В Берлине я первым делом отправил два толстых письма в Лондон, которые определили мою жизнь на ближайшее время: одно — Эльзи, с просьбой перебираться как можно скорее в Грац, другое — Гутенегу, с требованием отпустить ее.
В издательстве Ровольта я прочитал вслух новый вариант своего «Мага» и тут же получил договор на него: в издательстве очень надеялись на успех этой вещи. Ровольт, с которым я вновь сблизился
во время его визита к Хейзелеру и который поведал мне тогда о своих злоключениях, связанных с несчастной любовью, очень проникся моим положением. И еще раз поздравил меня с предстоящей ответственной работой над альманахом у Кёзеля. Во время нашего продолжительного и откровенного разговора он уговаривал меня бросить Россию и переселиться в Германию. Шансы обосноваться здесь и впрямь были неплохи. Ровольт для моих собственных вещей и переводов Лескова, Георг Мюллер для моих переводов с русского, «Хохланд» для моих критических статей и рецензий и не в последнюю очередь «Корабль». А кроме того, в тылах — Петербург с Академией наук и «Аполлоном».В Берлине меня ожидало письмо от княгини, в котором она намекала, что у нее есть для меня важные новости и что мне нужно поскорее приехать.

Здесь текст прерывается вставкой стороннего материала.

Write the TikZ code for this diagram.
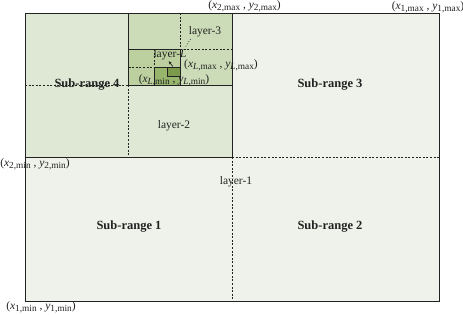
\documentclass[tikz,border=0pt]{standalone}
\usepackage{fontspec}
\setmainfont{Liberation Serif}
\usetikzlibrary{arrows.meta}
\definecolor{cA}{HTML}{EFF2EA}
\definecolor{cB}{HTML}{DFE8D4}
\definecolor{cC}{HTML}{CCDCB8}
\definecolor{cD}{HTML}{BBD09E}
\definecolor{cE}{HTML}{98B56E}
\definecolor{cF}{HTML}{7B9A4C}
\definecolor{ln}{HTML}{222222}
\tikzset{
  box/.style={draw=ln, line width=0.9pt},
  split/.style={draw=ln, line width=0.8pt, dash pattern=on 2pt off 1.6pt},
  lbl/.style={inner sep=0pt, font=\fontsize{11.5}{13}\selectfont, text=ln},
  big/.style={inner sep=0pt, font=\fontsize{12.5}{14}\selectfont\bfseries, text=ln},
  crd/.style={inner sep=0pt, font=\fontsize{11.5}{13}\selectfont, text=ln}
}
\newcommand{\sbs}[1]{\raisebox{-2.2pt}{\fontsize{9.3}{10}\selectfont #1}}
\newcommand{\crdtxt}[3]{(\textit{x}\sbs{#1,#2} , \textit{y}\sbs{#1,#3})}
\begin{document}
\begin{tikzpicture}[x=1pt,y=-1pt]
\useasboundingbox (0,0) rectangle (463,314);
% fills
\fill[cA] (25,13) rectangle (439,301);
\fill[cB] (25,13) rectangle (232,157);
\fill[cC] (128.5,13) rectangle (232,85);
\fill[cD] (128.5,49) rectangle (180.25,85);
\fill[cE] (154.4,67) rectangle (180.25,85);
\fill[cF] (167.3,67) rectangle (180.25,76);
% dashed splits
\draw[split] (232,157) -- (439,157);
\draw[split] (232,157) -- (232,301);
\draw[split] (25,85) -- (128.5,85);
\draw[split] (128.5,85) -- (128.5,157);
\draw[split] (180.25,13) -- (180.25,49);
\draw[split] (180.25,49) -- (232,49);
\draw[split] (128.5,67) -- (154.4,67);
\draw[split] (154.4,49) -- (154.4,67);
% solid boxes
\draw[box] (25,13) rectangle (439,301);
\draw[box] (25,13) rectangle (232,157);
\draw[box] (128.5,13) rectangle (232,85);
\draw[box] (128.5,49) rectangle (180.25,85);
\draw[box] (154.4,67) rectangle (180.25,85);
\draw[box] (167.3,67) rectangle (180.25,76);
% labels
\node[big] (s4) at (87,85) {Sub-range 4};
\node[big] (s3) at (330,85) {Sub-range 3};
\node[big] (s1) at (129,227) {Sub-range 1};
\node[big] (s2) at (330,227) {Sub-range 2};
\node[lbl] (l1) at (236,182) {layer-1};
\node[lbl] (l2) at (174,126) {layer-2};
\node[lbl] (l3) at (205,32) {layer-3};
\node[lbl] (lL) at (170,55) {layer-\textit{L}};
\node[crd] (c2max) at (244.5,6) {\crdtxt{2}{max}{max}};
\node[crd] (c1max) at (428,7) {\crdtxt{1}{max}{max}};
\node[crd] (c2min) at (35,164) {\crdtxt{2}{min}{min}};
\node[crd] (c1min) at (41,307) {\crdtxt{1}{min}{min}};
\node[crd] (cLmax) at (221,65) {\crdtxt{\textit{L}}{max}{max}};
\node[crd] (cLmin) at (174,80) {\crdtxt{\textit{L}}{min}{min}};
% pointers
\coordinate (aT) at (172.8,66.5);
\coordinate (aH) at (168.8,61.2);
\draw[ln, line width=0.7pt, -{Stealth[length=3pt,width=3pt]}] (aT) -- (aH);
\coordinate (dT) at (190.5,39);
\coordinate (dH) at (185.5,47);
\draw[ln, line width=0.7pt, dotted] (dT) -- (dH);
\end{tikzpicture}
\end{document}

В начале февраля я снова был в Риге. 1914 год начался судьбоносно и бурно. Все в моей жизни опять снялось с якоря. То, с чем я явился, вызвало большие волнения, особенно мое сообщение об «англичанке». Все восхищались ее фотографиями, которые я всюду показывал, и находили ее очень красивой. Мама была счастлива, что у нее будет такая красавица-сноха, княгиня — в восторге оттого, что она не немка и не русская, а приятели завидовали, что мне досталось такое изумительное создание. Едва о ней распространился слух, как в Ригу отовсюду слетелись мои былые подружки: из Эзеля — белокурая сестра Ирмгард, из Москвы — Вера, девушка с бронзовыми волосами. Милый патер Лоттер вынужден был осушать их слезы и гасить скандалы, но в таких делах он был большой мастер.
Я умолчал, однако, о том, что Эльзи, собственно говоря, не была англичанкой и что она принадлежала другому. Если бы я об этом поведал — княгиня упала бы в обморок, мама отказалась бы меня понимать, а уж о епископе Роппе и патере Лоттере и говорить нечего.
За три месяца моего отсутствия и впрямь случилось немало неожиданного. Княгиня рассказала мне обо всем.
Епископ Ропп, поразмыслив над моей запиской, пришел к мысли, из которой вскоре развился план грандиозных масштабов. Он тоже увидел теперь в моих театральных начинаниях могучее средство католической пропаганды. Создание таких театральных центров, о которых я писал, в самых оживленных городах мира могло бы иметь колоссальное значение для миссионерской деятельности католической церкви. Нужно только преодолеть известное предубеждение против театра, свойственное самой церкви, и тогда откроются необозримые возможности для воздействия на неверующих.
Епископ Ропп, в ситуации навязанного ему бездействия, имел досуги для детальной проработки этой идеи и желал теперь все сделать для ее практического осуществления.
По его желанию моя памятная записка была размножена. Прежде всего он послал один экземпляр, сопроводив его своими разъяснениями, своему племяннику,* генералу ордена иезуитов графу Ледоховскому, и вскоре получил от него ответ, что записка прочтена, одобрена и ее практическому осуществлению со стороны ордена будет оказано самое энергичное содействие. Он рекомендовал для начала поговорить в Риме с руководителем церемониальной конгрегации кардиналом Россумом. Меж тем такой разговор состоялся, и кардинал, после некоторого раздумья, признал необходимость благожелательной поддержки сего начинания. В некоторых пунктах изложенный план требует-де уточнения, но в целом он заслуживает поддержки Ватикана.
После этих двух положительных отзывов епископ мог уже задуматься о практическом воплощении идеи. Так как моя персона не могла дать гарантии ни церковным инстанциям, ни финансовым благотворителям, без которых никак не обойтись, то следовало найти кого-то с авторитетным именем в международных кругах, кто внушал бы таким благотворителям доверие и располагал бы их к щедрым пожертвованиям на благое культурное начинание. Репутация такого человека должна была быть безупречна, ибо нетрудно предположить, что подобная инициатива привлечет всеобщее внимание как друзей, так и врагов католической церкви.